DO THIS:
Exactly the lines from the first line of the records to the line holding "import * as" should be duplicated, and nothing more; pictures stay out.

════════

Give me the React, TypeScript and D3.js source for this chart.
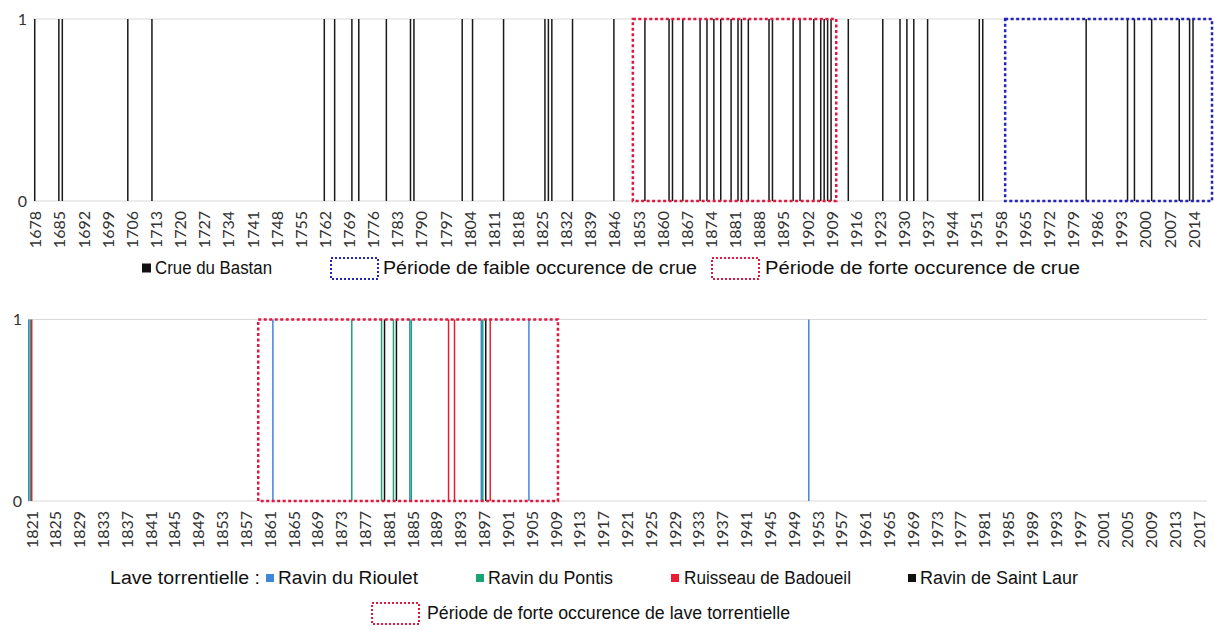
import {Component, createRef} from "react";
import * as d3 from "d3";

// ---- Crue du Bastan : one bar per year with a flood ----
const crueFirst = 1678
const crueLast = 2019
const crueTickStep = 7
const crueYears = [1678, 1685, 1686, 1705, 1712, 1762, 1765, 1770, 1772, 1780, 1787, 1788,
    1802, 1805, 1814, 1826, 1827, 1828, 1834, 1846, 1855, 1862, 1863, 1866, 1871, 1873,
    1875, 1877, 1880, 1882, 1883, 1885, 1891, 1892, 1898, 1900, 1904, 1906, 1907, 1908,
    1909, 1914, 1924, 1929, 1931, 1933, 1937, 1952, 1953, 1983, 1995, 1997, 2002, 2010,
    2013, 2014]
// periods (first year, last year)
const crueForte = [1852, 1910]
const crueFaible = [1960, 2019]

// ---- Laves torrentielles ----
const laveFirst = 1821
const laveLast = 2018
const laveTickStep = 4
const rioulet = [1821, 1862, 1885, 1897, 1905, 1952]
const pontis = [1821, 1875, 1880, 1882, 1885, 1897]
const badoueil = [1821, 1891, 1892, 1898]
const saintLaur = [1880, 1882, 1897]
const laveNames = ["Ravin du Rioulet", "Ravin du Pontis", "Ruisseau de Badoueil", "Ravin de Saint Laur"]
const laveColors = ["#3f87d6", "#17a673", "#ec1b30", "#111111"]
const laveForte = [1860, 1909]

const RED = "#e0173f"
const BLUE = "#2424b8"
const TICK_FONT = "Lato, 'Open Sans', sans-serif"
const LEGEND_FONT = "'Liberation Sans', Arial, sans-serif"

class App extends Component {
    myRef = createRef<HTMLDivElement>()
    svg: any = undefined

    componentDidMount() {
        if (!this.svg) {
            this.svg = d3.select(this.myRef.current)
                .append('svg')
                .attr('width', 1214)
                .attr('height', 632)
                .style('display', 'block')
                .style('background', '#fff')
        }
        this.paint()
    }

    // dotted period box spanning whole bands
    box(g: any, x: any, y: any, period: number[], color: string, shift = 0) {
        const x0 = (x(period[0]) as number) + shift
        const x1 = (x(period[1]) as number) + x.bandwidth()
        g.append('rect')
            .attr('x', x0).attr('y', y(1))
            .attr('width', x1 - x0).attr('height', y(0) - y(1))
            .attr('fill', 'none')
            .attr('stroke', color)
            .attr('stroke-width', 2.5)
            .attr('stroke-dasharray', '3 2.5')
    }

    axisStuff(g: any, x: any, y: any, ticks: number[], labelTop: number, yLabelX: number) {
        const [left, right] = x.range()
        g.selectAll('.grid')
            .data([0, 1])
            .join('line')
            .attr('x1', left).attr('x2', right)
            .attr('y1', (d: number) => y(d)).attr('y2', (d: number) => y(d))
            .attr('stroke', '#d9d9d9')
            .attr('stroke-width', 1.2)
        g.selectAll('.ylab')
            .data([0, 1])
            .join('text')
            .attr('x', yLabelX).attr('y', (d: number) => y(d))
            .attr('dy', '0.35em')
            .attr('text-anchor', 'end')
            .style('font-family', TICK_FONT)
            .style('font-size', '16px')
            .attr('fill', '#333')
            .text((d: number) => d)
        g.selectAll('.xlab')
            .data(ticks)
            .join('text')
            .attr('transform', (d: number) => `translate(${(x(d) as number) + x.bandwidth() / 2 + 1},${labelTop}) rotate(-90)`)
            .attr('dy', '0.35em')
            .attr('text-anchor', 'end')
            .style('font-family', TICK_FONT)
            .style('font-size', '16px')
            .attr('fill', '#333')
            .text((d: number) => d)
    }

    legendText(g: any, x: number, y: number, w: number, txt: string) {
        g.append('text')
            .attr('x', x).attr('y', y)
            .attr('dy', '0.36em')
            .attr('textLength', w)
            .attr('lengthAdjust', 'spacingAndGlyphs')
            .style('font-family', LEGEND_FONT)
            .style('font-size', '18px')
            .attr('fill', '#111')
            .text(txt)
    }

    legendBox(g: any, x: number, y: number, color: string) {
        g.append('rect')
            .attr('x', x).attr('y', y - 10)
            .attr('width', 47).attr('height', 21)
            .attr('fill', 'none')
            .attr('stroke', color)
            .attr('stroke-width', 2)
            .attr('stroke-dasharray', '2 2')
    }

    paint() {
        const svg = this.svg
        svg.selectAll('*').remove()

        // ---------- top chart ----------
        const years = d3.range(crueFirst, crueLast + 1)
        const x = d3.scaleBand<number>().domain(years).range([33, 1212]).padding(0)
        const y = d3.scaleLinear().domain([0, 1]).range([201, 19])
        const top = svg.append('g')
        this.axisStuff(top, x, y, years.filter(d => (d - crueFirst) % crueTickStep === 0 && d <= 2014), 211, 27)

        const bw = 1.5
        top.selectAll('.bar')
            .data(crueYears)
            .join('rect')
            .attr('x', (d: number) => (x(d) as number) + x.bandwidth() / 2 - bw / 2)
            .attr('width', bw)
            .attr('y', y(1))
            .attr('height', y(0) - y(1))
            .attr('fill', '#1a1a1a')

        this.box(top, x, y, crueForte, RED)
        this.box(top, x, y, crueFaible, BLUE)

        // legend
        const l1 = svg.append('g')
        const ly = 268
        l1.append('rect').attr('x', 142).attr('y', ly - 4.5).attr('width', 9).attr('height', 9).attr('fill', '#111')
        this.legendText(l1, 155, ly, 117, "Crue du Bastan")
        this.legendBox(l1, 331, ly, BLUE)
        this.legendText(l1, 383, ly, 314, "Période de faible occurence de crue")
        this.legendBox(l1, 712, ly, RED)
        this.legendText(l1, 765, ly, 315, "Période de forte occurence de crue")

        // ---------- bottom chart ----------
        const years2 = d3.range(laveFirst, laveLast + 1)
        const x2 = d3.scaleBand<number>().domain(years2).range([28, 1207]).padding(0)
        const xs = d3.scaleBand<number>().domain([0, 1, 2, 3]).range([0, x2.bandwidth()]).padding(0)
        const y2 = d3.scaleLinear().domain([0, 1]).range([501, 319.5])
        const bot = svg.append('g')
        this.axisStuff(bot, x2, y2, years2.filter(d => (d - laveFirst) % laveTickStep === 0), 511, 22)

        const series = [rioulet, pontis, badoueil, saintLaur]
        series.forEach((yrs, i) => {
            bot.append('g')
                .selectAll('rect')
                .data(yrs)
                .join('rect')
                .attr('x', (d: number) => (x2(d) as number) + (xs(i) as number))
                .attr('width', xs.bandwidth())
                .attr('y', y2(1))
                .attr('height', y2(0) - y2(1))
                .attr('fill', laveColors[i])
        })

        // this box starts a touch before 1860 in the original
        this.box(bot, x2, y2, laveForte, RED, -2)

        // legend
        const l2 = svg.append('g')
        const ry = 578
        this.legendText(l2, 110, ry, 150, "Lave torrentielle :")
        const sqX = [266, 476, 671, 908]
        const txX = [278, 488, 684, 920]
        const txW = [140, 125, 167, 158]
        laveNames.forEach((n, i) => {
            l2.append('rect').attr('x', sqX[i]).attr('y', ry - 4).attr('width', 8).attr('height', 8).attr('fill', laveColors[i])
            this.legendText(l2, txX[i], ry, txW[i], n)
        })
        this.legendBox(l2, 372, 613, RED)
        this.legendText(l2, 427, 613, 363, "Période de forte occurence de lave torrentielle")
    }

    render() {
        return (
            <div style={{position: 'absolute', left: 0, top: 0}}>
                <div ref={this.myRef}></div>
            </div>
        )
    }
}

export default App
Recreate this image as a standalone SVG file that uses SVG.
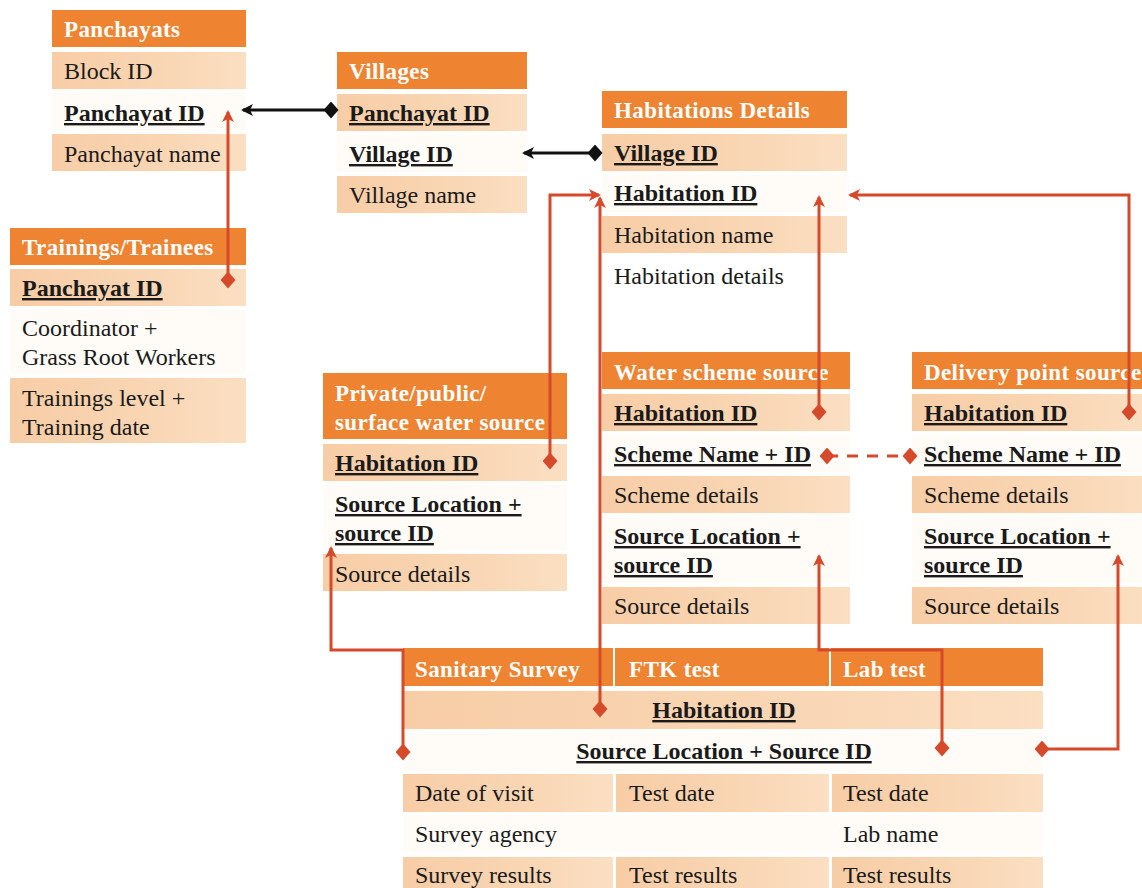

════════

THE RESPONSE:
Give me the React, TypeScript and D3.js source for this chart.
import {Component, createRef} from "react";
import * as d3 from "d3";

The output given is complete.